▶ **Job**: Retype the data exactly, from its first line to the line containing "plt.rcParams['font.family'] = ['Liberation", including both, and skip any picture.
=-=-=-=-=
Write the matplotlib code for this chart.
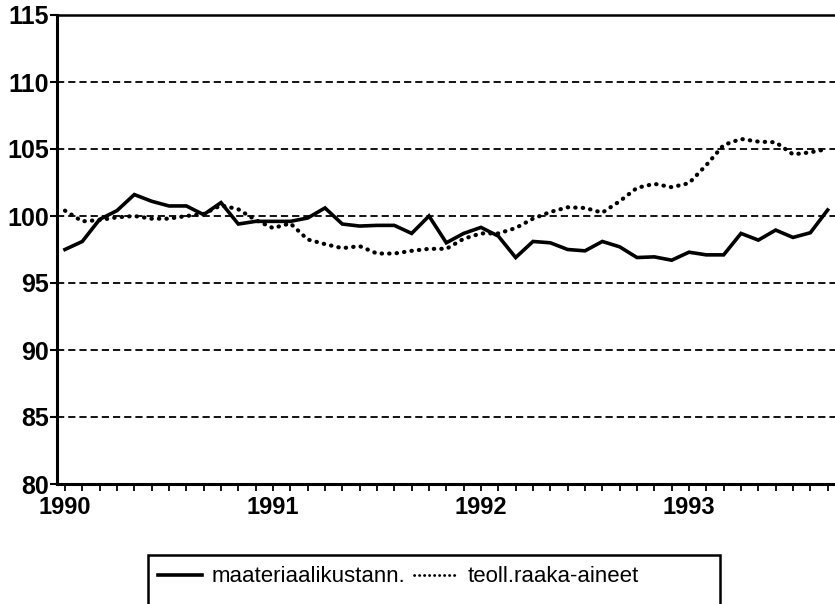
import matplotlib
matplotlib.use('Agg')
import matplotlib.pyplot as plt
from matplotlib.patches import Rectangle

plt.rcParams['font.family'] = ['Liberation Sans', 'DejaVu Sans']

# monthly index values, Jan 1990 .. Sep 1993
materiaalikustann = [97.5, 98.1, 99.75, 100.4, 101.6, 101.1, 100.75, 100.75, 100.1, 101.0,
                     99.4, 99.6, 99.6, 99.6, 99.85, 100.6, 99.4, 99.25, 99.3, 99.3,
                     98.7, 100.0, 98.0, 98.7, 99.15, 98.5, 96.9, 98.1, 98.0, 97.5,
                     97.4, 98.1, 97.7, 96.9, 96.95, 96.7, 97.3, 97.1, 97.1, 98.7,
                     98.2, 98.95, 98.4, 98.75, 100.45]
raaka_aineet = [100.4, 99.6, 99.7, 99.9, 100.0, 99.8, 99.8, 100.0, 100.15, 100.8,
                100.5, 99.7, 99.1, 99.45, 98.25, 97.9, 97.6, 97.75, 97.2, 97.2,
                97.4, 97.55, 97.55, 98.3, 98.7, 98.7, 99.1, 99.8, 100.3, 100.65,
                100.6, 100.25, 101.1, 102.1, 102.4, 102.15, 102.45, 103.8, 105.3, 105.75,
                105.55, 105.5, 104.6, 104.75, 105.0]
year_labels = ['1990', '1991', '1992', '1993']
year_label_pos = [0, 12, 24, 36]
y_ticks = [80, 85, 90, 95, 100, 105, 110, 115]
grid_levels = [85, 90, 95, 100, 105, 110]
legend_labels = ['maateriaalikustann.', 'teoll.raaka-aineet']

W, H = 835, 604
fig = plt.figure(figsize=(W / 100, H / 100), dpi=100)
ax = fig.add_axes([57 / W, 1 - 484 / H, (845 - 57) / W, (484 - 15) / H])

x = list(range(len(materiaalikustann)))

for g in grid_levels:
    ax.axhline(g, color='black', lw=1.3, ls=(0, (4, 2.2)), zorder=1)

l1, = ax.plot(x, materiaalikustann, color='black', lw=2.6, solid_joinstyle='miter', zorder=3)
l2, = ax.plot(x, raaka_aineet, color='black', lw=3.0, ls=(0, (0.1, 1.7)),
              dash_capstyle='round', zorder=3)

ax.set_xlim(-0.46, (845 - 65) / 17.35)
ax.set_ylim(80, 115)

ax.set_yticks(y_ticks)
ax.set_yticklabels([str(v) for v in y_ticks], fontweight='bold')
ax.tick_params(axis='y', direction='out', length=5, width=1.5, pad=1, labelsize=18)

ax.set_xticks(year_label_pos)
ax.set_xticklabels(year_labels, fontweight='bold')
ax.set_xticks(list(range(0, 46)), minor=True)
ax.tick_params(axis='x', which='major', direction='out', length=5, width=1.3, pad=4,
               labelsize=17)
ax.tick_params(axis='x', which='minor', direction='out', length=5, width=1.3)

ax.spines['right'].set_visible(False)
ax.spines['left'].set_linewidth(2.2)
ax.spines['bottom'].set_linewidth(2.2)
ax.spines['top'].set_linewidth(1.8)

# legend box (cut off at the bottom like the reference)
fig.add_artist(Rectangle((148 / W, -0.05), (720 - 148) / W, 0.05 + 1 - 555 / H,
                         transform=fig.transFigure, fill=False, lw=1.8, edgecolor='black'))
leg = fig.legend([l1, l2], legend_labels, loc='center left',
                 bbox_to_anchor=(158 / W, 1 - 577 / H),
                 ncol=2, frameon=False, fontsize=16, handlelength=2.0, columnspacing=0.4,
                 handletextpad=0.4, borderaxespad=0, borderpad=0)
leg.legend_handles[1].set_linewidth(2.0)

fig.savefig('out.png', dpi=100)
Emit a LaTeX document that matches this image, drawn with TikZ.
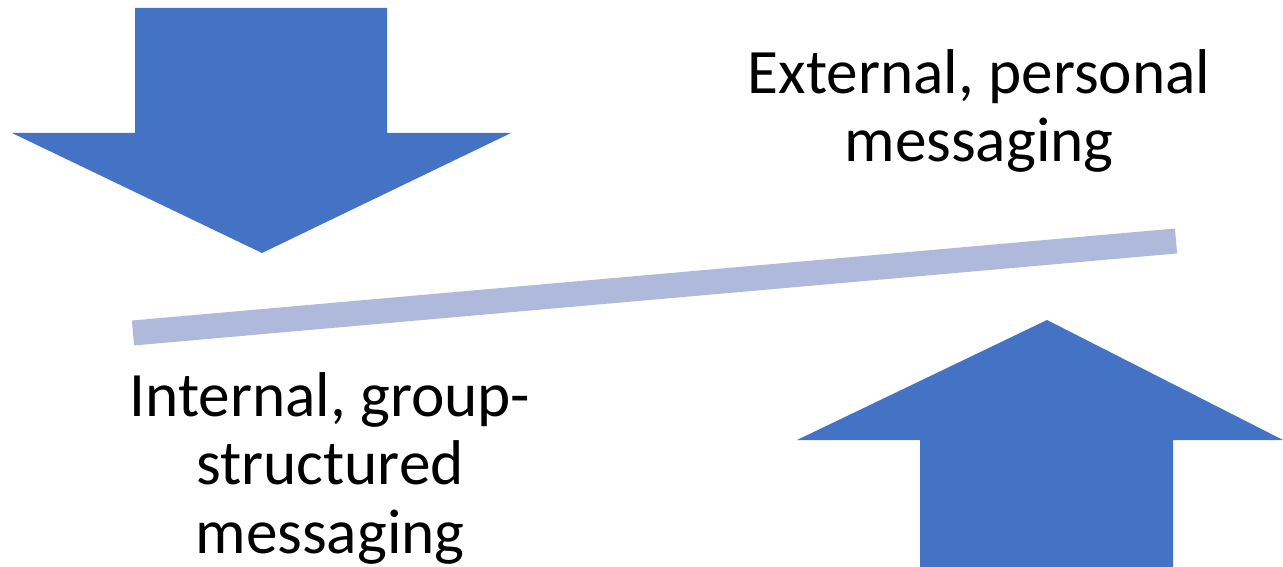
=-=-=-=-=
▶ **Solution**:
Write the matplotlib code for this chart.
import matplotlib
matplotlib.use('Agg')
import matplotlib.pyplot as plt
from matplotlib.patches import Rectangle

plt.rcParams['font.family'] = ['Liberation Sans', 'DejaVu Sans']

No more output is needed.